** START GIVEN DATA **

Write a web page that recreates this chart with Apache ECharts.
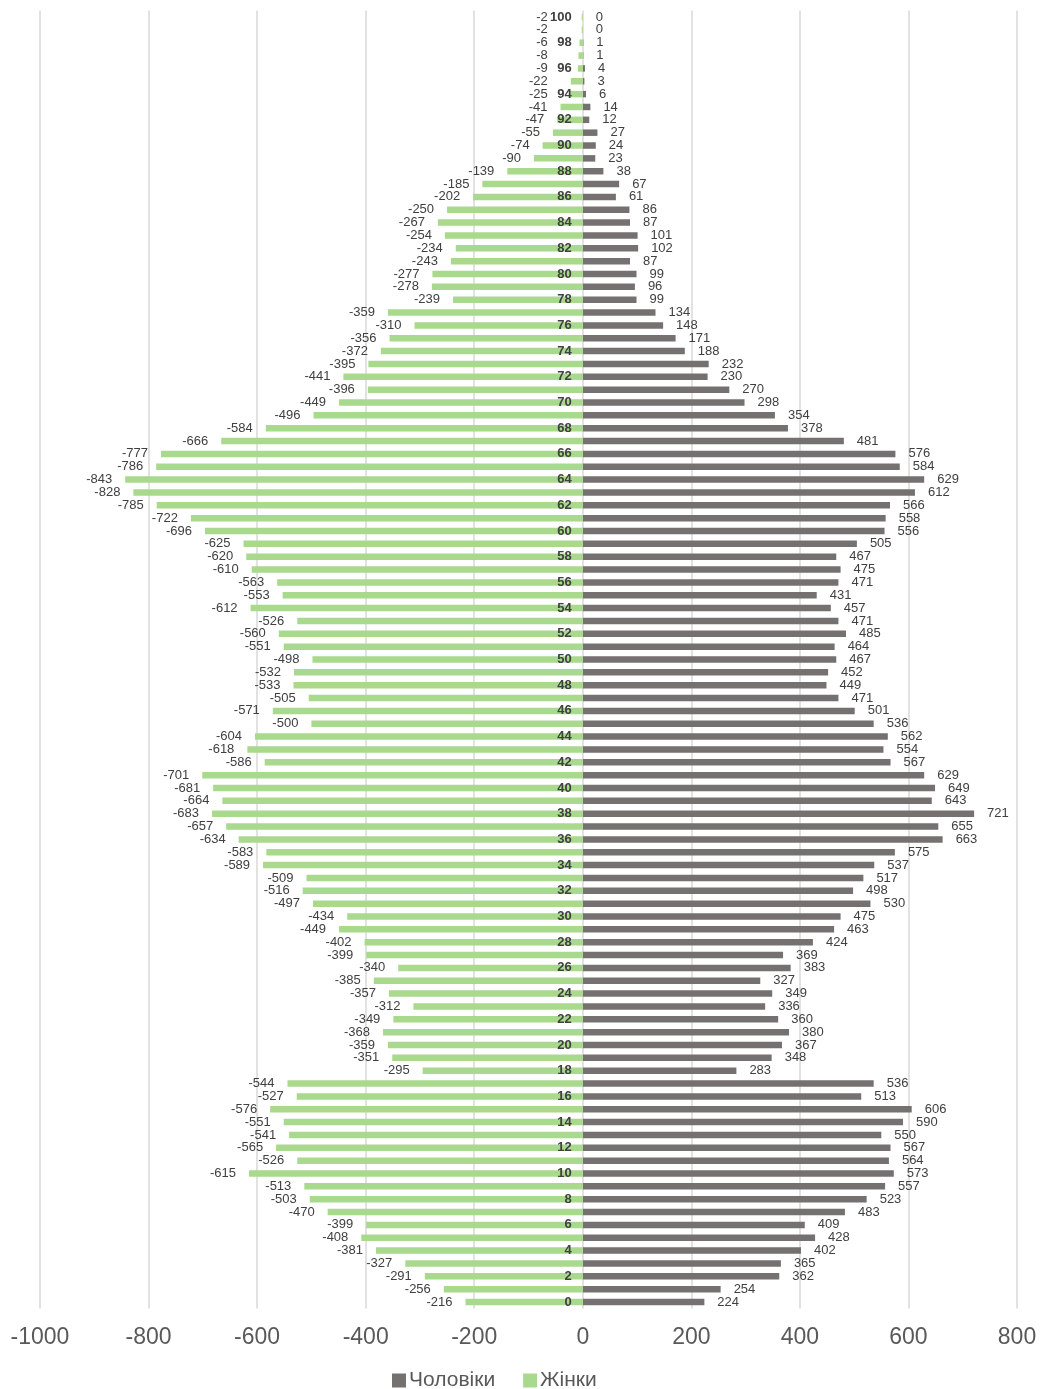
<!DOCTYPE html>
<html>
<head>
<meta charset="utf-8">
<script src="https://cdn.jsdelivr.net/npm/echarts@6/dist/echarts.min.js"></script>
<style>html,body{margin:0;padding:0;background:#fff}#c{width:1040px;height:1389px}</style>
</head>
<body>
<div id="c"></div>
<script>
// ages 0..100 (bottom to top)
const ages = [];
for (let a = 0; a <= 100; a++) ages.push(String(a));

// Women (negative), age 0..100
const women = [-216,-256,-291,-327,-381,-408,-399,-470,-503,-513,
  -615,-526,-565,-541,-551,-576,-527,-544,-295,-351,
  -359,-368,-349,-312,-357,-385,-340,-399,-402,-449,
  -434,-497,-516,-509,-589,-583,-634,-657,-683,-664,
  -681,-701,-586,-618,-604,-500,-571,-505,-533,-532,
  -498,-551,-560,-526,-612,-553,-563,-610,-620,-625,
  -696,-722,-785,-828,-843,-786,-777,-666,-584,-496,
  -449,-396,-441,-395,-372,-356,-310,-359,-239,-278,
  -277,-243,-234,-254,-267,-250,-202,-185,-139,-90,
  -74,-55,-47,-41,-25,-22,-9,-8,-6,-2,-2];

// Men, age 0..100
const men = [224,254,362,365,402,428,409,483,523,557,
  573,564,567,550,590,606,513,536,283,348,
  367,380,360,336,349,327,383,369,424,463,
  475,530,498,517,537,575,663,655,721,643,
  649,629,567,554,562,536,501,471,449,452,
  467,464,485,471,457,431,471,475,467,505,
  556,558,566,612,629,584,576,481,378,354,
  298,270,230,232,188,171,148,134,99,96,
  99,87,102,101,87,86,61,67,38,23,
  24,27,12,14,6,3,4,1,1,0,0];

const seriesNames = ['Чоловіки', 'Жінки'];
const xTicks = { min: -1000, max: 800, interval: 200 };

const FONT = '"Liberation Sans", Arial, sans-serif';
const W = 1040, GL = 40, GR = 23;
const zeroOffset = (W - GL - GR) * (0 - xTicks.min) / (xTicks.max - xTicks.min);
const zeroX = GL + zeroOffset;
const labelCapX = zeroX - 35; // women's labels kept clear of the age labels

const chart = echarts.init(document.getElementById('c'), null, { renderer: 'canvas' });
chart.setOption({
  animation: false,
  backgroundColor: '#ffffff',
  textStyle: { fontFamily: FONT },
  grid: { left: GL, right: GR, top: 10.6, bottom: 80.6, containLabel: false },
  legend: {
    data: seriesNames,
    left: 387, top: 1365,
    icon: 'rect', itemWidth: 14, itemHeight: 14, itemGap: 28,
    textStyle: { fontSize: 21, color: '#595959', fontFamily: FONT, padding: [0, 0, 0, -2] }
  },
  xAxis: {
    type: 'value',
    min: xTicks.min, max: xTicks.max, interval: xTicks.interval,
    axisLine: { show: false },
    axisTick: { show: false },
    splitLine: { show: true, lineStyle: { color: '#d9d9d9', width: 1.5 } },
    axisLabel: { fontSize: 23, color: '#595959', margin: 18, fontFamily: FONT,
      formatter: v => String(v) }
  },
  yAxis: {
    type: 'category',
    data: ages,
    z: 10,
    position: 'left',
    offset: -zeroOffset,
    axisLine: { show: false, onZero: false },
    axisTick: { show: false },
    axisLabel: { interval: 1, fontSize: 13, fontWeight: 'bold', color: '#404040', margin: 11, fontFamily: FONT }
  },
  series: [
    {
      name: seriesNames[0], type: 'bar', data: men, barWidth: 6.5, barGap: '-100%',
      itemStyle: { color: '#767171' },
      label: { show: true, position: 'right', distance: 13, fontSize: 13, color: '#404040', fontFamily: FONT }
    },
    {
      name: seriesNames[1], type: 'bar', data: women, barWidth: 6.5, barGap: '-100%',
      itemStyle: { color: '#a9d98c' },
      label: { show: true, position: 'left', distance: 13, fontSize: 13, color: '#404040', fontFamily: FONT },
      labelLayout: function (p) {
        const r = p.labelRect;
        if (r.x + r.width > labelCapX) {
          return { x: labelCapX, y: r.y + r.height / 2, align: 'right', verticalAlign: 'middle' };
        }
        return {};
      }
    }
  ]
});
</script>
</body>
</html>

** END GIVEN DATA **

* WHAT THE TASK ASKS
Repeat only the lines between the start of the data and the line with "for (let a = 0;", including those two lines, and skip the pictures.

* EXERCISE RESPONSE
Write a web page that recreates this chart with Apache ECharts.
<!DOCTYPE html>
<html>
<head>
<meta charset="utf-8">
<script src="https://cdn.jsdelivr.net/npm/echarts@6/dist/echarts.min.js"></script>
<style>html,body{margin:0;padding:0;background:#fff}#c{width:1040px;height:1389px}</style>
</head>
<body>
<div id="c"></div>
<script>
// ages 0..100 (bottom to top)
const ages = [];
for (let a = 0; a <= 100; a++) ages.push(String(a));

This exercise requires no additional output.